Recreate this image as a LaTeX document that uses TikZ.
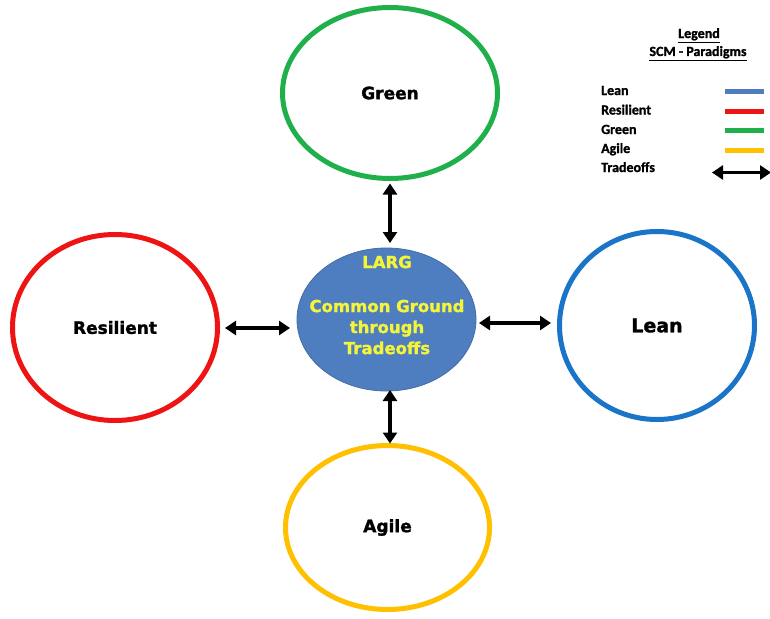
\documentclass[tikz,border=0pt]{standalone}
\usepackage{fontspec}
\setmainfont{DejaVu Sans}
\newfontfamily\heavy[BoldFeatures={FakeBold=1.6}]{DejaVu Sans}
\newfontfamily\legendfont[BoldFeatures={FakeBold=1.2}]{Carlito}
\usetikzlibrary{shapes.geometric,arrows.meta}
\definecolor{leanblue}{HTML}{1A75C9}
\definecolor{hubblue}{HTML}{4F7EC0}
\definecolor{resred}{HTML}{EE1414}
\definecolor{grgreen}{HTML}{1FAF4B}
\definecolor{agyellow}{HTML}{FFC000}
\definecolor{hubtext}{HTML}{F4F43A}
\tikzset{
  paradigm/.style={ellipse, draw=#1, line width=5pt, inner sep=0pt, outer sep=0pt,
    font=\heavy\bfseries\fontsize{17}{20}\selectfont},
  hub/.style={ellipse, fill=hubblue, draw=hubblue!85!black, line width=0.8pt,
    inner sep=0pt, outer sep=0pt},
  hubtxt/.style={text=hubtext, font=\heavy\bfseries\fontsize{16.5}{21}\selectfont, align=center},
  tradeoff/.style={line width=3.6pt, {Triangle[length=11pt,width=14pt]}-{Triangle[length=11pt,width=14pt]}},
  legfont/.style={font=\legendfont\bfseries\fontsize{14}{16}\selectfont},
  legtext/.style={legfont, anchor=base west, inner sep=0pt},
  legtitle/.style={legfont, anchor=base, inner sep=0pt},
  legbar/.style={line width=5pt, draw=#1}
}
\begin{document}
\begin{tikzpicture}[x=1pt,y=-1pt]
  \useasboundingbox (0,0) rectangle (770,618);
  \fill[white] (0,0) rectangle (770,618);

  % the four paradigms around the common hub
  \node[paradigm=grgreen, minimum width=215pt, minimum height=171pt] (green) at (390,93) {Green};
  \node[paradigm=resred, minimum width=205pt, minimum height=186pt] (resilient) at (115,327.5) {Resilient};
  \node[paradigm=leanblue, minimum width=195pt, minimum height=188pt] (lean) at (657,325.5) {\fontsize{19}{22}\selectfont Lean};
  \node[paradigm=agyellow, minimum width=204pt, minimum height=164pt] (agile) at (387.5,527.5) {Agile};

  \node[hub, minimum width=179pt, minimum height=143pt] (hub) at (386.5,319.5) {};
  \node[hubtxt, anchor=base] (larg) at (387,268) {LARG};
  \node[hubtxt, anchor=north] (common) at (387,296) {Common Ground\\through\\Tradeoffs};

  % tradeoff arrows between the hub and each paradigm
  \draw[tradeoff] ([yshift=-5pt]green.south -| 390,0) -- ([yshift=5pt]hub.north -| 390,0);
  \draw[tradeoff] ([yshift=1pt]hub.south -| 390,0) -- ([yshift=2pt]agile.north -| 390,0);
  \draw[tradeoff] ([xshift=7.5pt]resilient.east |- 0,328) -- ([xshift=-7pt]hub.west |- 0,328);
  \draw[tradeoff] ([xshift=3pt]hub.east |- 0,323) -- ([xshift=-8.5pt]lean.west |- 0,323);

  % legend
  \node[legtitle] (legtitle) at (699,38) {\underline{Legend}};
  \node[legtitle] (legsub) at (698,56) {\underline{SCM - Paradigms}};
  \node[legtext] (lleanl) at (601,95) {Lean};
  \node[legtext] (lresl) at (601,114.5) {Resilient};
  \node[legtext] (lgrl) at (601,134) {Green};
  \node[legtext] (lagl) at (601,153) {Agile};
  \node[legtext] (ltrl) at (601,172) {Tradeoffs};
  \coordinate (b1a) at (725,91); \coordinate (b1b) at (764,91);
  \coordinate (b2a) at (725,111); \coordinate (b2b) at (764,111);
  \coordinate (b3a) at (725,130); \coordinate (b3b) at (764,130);
  \coordinate (b4a) at (725,150); \coordinate (b4b) at (764,150);
  \coordinate (b5a) at (712,172.5); \coordinate (b5b) at (771,172.5);
  \draw[legbar=hubblue] (b1a) -- (b1b);
  \draw[legbar=resred] (b2a) -- (b2b);
  \draw[legbar=grgreen] (b3a) -- (b3b);
  \draw[legbar=agyellow] (b4a) -- (b4b);
  \draw[tradeoff] (b5a) -- (b5b);
\end{tikzpicture}
\end{document}
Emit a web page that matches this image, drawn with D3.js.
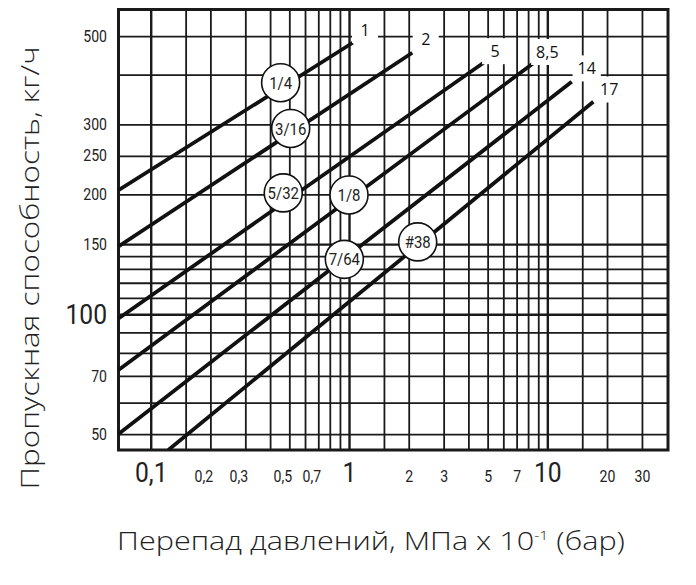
<!DOCTYPE html>
<html lang="ru">
<head>
<meta charset="UTF-8">
<title>Пропускная способность</title>
<script src="https://d3js.org/d3.v7.min.js"></script>
<style>
    body{ margin:0; background:#fff; }
    svg{ display:block; }
    .narrow{ font-family:Roboto, "Liberation Sans", Arial, sans-serif; font-weight:normal; }
    .grid line{ stroke:#1a1a1a; stroke-width:1.8; }
    .grid path{ display:none; }
</style>
</head>
<body>
<svg id="chart"></svg>
<script>
// orifice lines: start point, end point (data units)
const seriesNames = ["1/4", "3/16", "5/32", "1/8", "7/64", "#38"];
const endLabels   = ["1", "2", "5", "8,5", "14", "17"];
const startX = [0.0688, 0.0688, 0.0688, 0.0688, 0.0688, 0.1227];
const startY = [205, 148, 97.6, 72.4, 50, 45.6];
const endX   = [1.044, 2.085, 4.85, 8.57, 13.27, 17.06];
const endY   = [481, 454, 431, 428.5, 383.7, 342];
// circle badges
const badgeX = [0.452, 0.508, 0.466, 1.0, 0.947, 2.22];
const badgeY = [381.7, 293, 201.8, 199.4, 137.4, 152];
// number labels at line ends
const endLabelX = [1.204, 2.437, 5.45, 10.0, 15.8, 20.5];
const endLabelY = [517.6, 491.4, 458, 456, 414.6, 367];

const xGrid = [0.1, 0.15, 0.2, 0.3, 0.4, 0.5, 0.6, 0.7, 0.8, 0.9, 1, 1.5, 2, 3, 4, 5, 6, 7, 8, 9, 10, 15, 20, 30];
const yGrid = [50, 60, 70, 80, 90, 100, 110, 120, 130, 140, 150, 200, 250, 300, 400, 500];
const xTickValues = [0.1, 0.2, 0.3, 0.5, 0.7, 1, 2, 3, 5, 7, 10, 20, 30];
const xTickText   = ["0,1", "0,2", "0,3", "0,5", "0,7", "1", "2", "3", "5", "7", "10", "20", "30"];
const xMajor = [0.1, 1, 10];
const yTickValues = [500, 300, 250, 200, 150, 100, 70, 50];
const yMajor = [100];
const xDomain = [0.0688, 40.6];
const yDomain = [45.6, 583];

const W = 696, H = 585;
const m = {left: 118.5, right: 668, top: 9.5, bottom: 450};
const squeeze = 0.88;   // condensed look for tick and badge text

const svg = d3.select("#chart").attr("width", W).attr("height", H);

const x = d3.scaleLog().domain(xDomain).range([m.left, m.right]);
const y = d3.scaleLog().domain(yDomain).range([m.bottom, m.top]);

svg.append("defs").append("clipPath").attr("id", "plot")
   .append("rect").attr("x", m.left).attr("y", m.top)
   .attr("width", m.right - m.left).attr("height", m.bottom - m.top);

// grid
svg.append("g").attr("class", "grid")
   .attr("transform", "translate(0," + m.bottom + ")")
   .call(d3.axisBottom(x).tickValues(xGrid).tickSize(-(m.bottom - m.top)).tickFormat(""))
   .selectAll("line").style("stroke-width", d => xMajor.includes(d) ? 2.4 : 1.8);

svg.append("g").attr("class", "grid")
   .attr("transform", "translate(" + m.left + ",0)")
   .call(d3.axisLeft(y).tickValues(yGrid).tickSize(-(m.right - m.left)).tickFormat(""))
   .selectAll("line").style("stroke-width", d => (d == 150 || d == 100) ? 2.4 : 1.8);

// frame
svg.append("rect")
   .attr("x", m.left).attr("y", m.top)
   .attr("width", m.right - m.left).attr("height", m.bottom - m.top)
   .attr("fill", "none").attr("stroke", "#1a1a1a").attr("stroke-width", 3);

// lines
const lines = seriesNames.map((n, i) => [[startX[i], startY[i]], [endX[i], endY[i]]]);
svg.append("g").attr("clip-path", "url(#plot)")
   .selectAll("path").data(lines).enter().append("path")
   .attr("d", d3.line().x(d => x(d[0])).y(d => y(d[1])))
   .attr("fill", "none").attr("stroke", "#111").attr("stroke-width", 3.8);

// end labels with white boxes
const endG = svg.append("g").selectAll("g").data(endLabels).enter().append("g")
   .attr("transform", (d, i) => "translate(" + x(endLabelX[i]) + "," + y(endLabelY[i]) + ")");
endG.append("rect")
   .attr("fill", "#fff");
endG.append("text")
   .text(d => d)
   .attr("text-anchor", "middle").attr("dy", "0.36em")
   .style("font-family", "'Open Sans', sans-serif").style("font-size", "16px").attr("fill", "#111");
endG.each(function(){
    const t = d3.select(this).select("text").node().getBBox();
    const w = Math.max(t.width + 10, 26), h = 26;
    d3.select(this).select("rect").attr("x", -w / 2).attr("y", -h / 2).attr("width", w).attr("height", h);
});

// badges
const badge = svg.append("g").selectAll("g").data(seriesNames).enter().append("g")
   .attr("transform", (d, i) => "translate(" + x(badgeX[i]) + "," + y(badgeY[i]) + ")");
badge.append("circle").attr("r", 19)
   .attr("fill", "#fff").attr("stroke", "#111").attr("stroke-width", 1.6);
badge.append("text").attr("class", "narrow")
   .text(d => d)
   .attr("text-anchor", "middle").attr("dy", "0.36em")
   .attr("transform", "scale(" + squeeze + ",1)")
   .style("font-size", "17px").attr("fill", "#222");

// x tick labels
const xAx = svg.append("g")
   .attr("transform", "translate(0," + m.bottom + ")")
   .call(d3.axisBottom(x).tickValues(xTickValues).tickSize(0).tickFormat((d, i) => xTickText[i]));
xAx.attr("font-family", null).attr("class", "narrow");
xAx.select(".domain").remove();
xAx.selectAll("text")
   .attr("y", 31.7).attr("dy", null)
   .attr("x", (d, i) => ((!xMajor.includes(d) && xTickText[i].includes(",")) ? -7 : 0) / squeeze)
   .attr("transform", "scale(" + squeeze + ",1)")
   .attr("fill", "#222")
   .style("font-size", d => xMajor.includes(d) ? "28px" : "16px");

// y tick labels
const yAx = svg.append("g")
   .attr("transform", "translate(" + m.left + ",0)")
   .call(d3.axisLeft(y).tickValues(yTickValues).tickSize(0).tickFormat(d => d));
yAx.attr("font-family", null).attr("class", "narrow");
yAx.select(".domain").remove();
yAx.selectAll("text")
   .attr("x", -11.5 / squeeze).attr("fill", "#222")
   .attr("transform", "scale(" + squeeze + ",1)")
   .style("font-size", d => yMajor.includes(d) ? "28px" : "16px");

// axis titles, stretched to the reference width
function stretch(sel, target, base){
    const cur = sel.node().getComputedTextLength();
    sel.attr("transform", base + " scale(" + (target / cur) + ",1)");
}

const xt = svg.append("text")
   .attr("text-anchor", "middle")
   .style("font-family", "'Open Sans', sans-serif").style("font-weight", 300)
   .style("font-size", "25px").attr("fill", "#222");
xt.append("tspan").text("Перепад давлений, МПа x 10");
xt.append("tspan").text("-1").style("font-size", "13px").attr("dy", -10);
xt.append("tspan").text(" (бар)").attr("dy", 10);
stretch(xt, 508, "translate(371,550)");

const yt = svg.append("text")
   .attr("text-anchor", "middle")
   .style("font-family", "'Open Sans', sans-serif").style("font-weight", 300)
   .style("font-size", "25px").attr("fill", "#222")
   .text("Пропускная способность, кг/ч");
stretch(yt, 443, "translate(39,268) rotate(-90)");
</script>
</body>
</html>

### The exercise
Starting at the top of the listing above, reproduce each line up to and including the one with "anchor=north] (common) at"; omit the pictures.

### Solution below
Recreate this image as a LaTeX document that uses TikZ.
\documentclass[tikz,border=0pt]{standalone}
\usepackage{fontspec}
\setmainfont{DejaVu Sans}
\newfontfamily\heavy[BoldFeatures={FakeBold=1.6}]{DejaVu Sans}
\newfontfamily\legendfont[BoldFeatures={FakeBold=1.2}]{Carlito}
\usetikzlibrary{shapes.geometric,arrows.meta}
\definecolor{leanblue}{HTML}{1A75C9}
\definecolor{hubblue}{HTML}{4F7EC0}
\definecolor{resred}{HTML}{EE1414}
\definecolor{grgreen}{HTML}{1FAF4B}
\definecolor{agyellow}{HTML}{FFC000}
\definecolor{hubtext}{HTML}{F4F43A}
\tikzset{
  paradigm/.style={ellipse, draw=#1, line width=5pt, inner sep=0pt, outer sep=0pt,
    font=\heavy\bfseries\fontsize{17}{20}\selectfont},
  hub/.style={ellipse, fill=hubblue, draw=hubblue!85!black, line width=0.8pt,
    inner sep=0pt, outer sep=0pt},
  hubtxt/.style={text=hubtext, font=\heavy\bfseries\fontsize{16.5}{21}\selectfont, align=center},
  tradeoff/.style={line width=3.6pt, {Triangle[length=11pt,width=14pt]}-{Triangle[length=11pt,width=14pt]}},
  legfont/.style={font=\legendfont\bfseries\fontsize{14}{16}\selectfont},
  legtext/.style={legfont, anchor=base west, inner sep=0pt},
  legtitle/.style={legfont, anchor=base, inner sep=0pt},
  legbar/.style={line width=5pt, draw=#1}
}
\begin{document}
\begin{tikzpicture}[x=1pt,y=-1pt]
  \useasboundingbox (0,0) rectangle (770,618);
  \fill[white] (0,0) rectangle (770,618);

  % the four paradigms around the common hub
  \node[paradigm=grgreen, minimum width=215pt, minimum height=171pt] (green) at (390,93) {Green};
  \node[paradigm=resred, minimum width=205pt, minimum height=186pt] (resilient) at (115,327.5) {Resilient};
  \node[paradigm=leanblue, minimum width=195pt, minimum height=188pt] (lean) at (657,325.5) {\fontsize{19}{22}\selectfont Lean};
  \node[paradigm=agyellow, minimum width=204pt, minimum height=164pt] (agile) at (387.5,527.5) {Agile};

  \node[hub, minimum width=179pt, minimum height=143pt] (hub) at (386.5,319.5) {};
  \node[hubtxt, anchor=base] (larg) at (387,268) {LARG};
  \node[hubtxt, anchor=north] (common) at (387,296) {Common Ground\\through\\Tradeoffs};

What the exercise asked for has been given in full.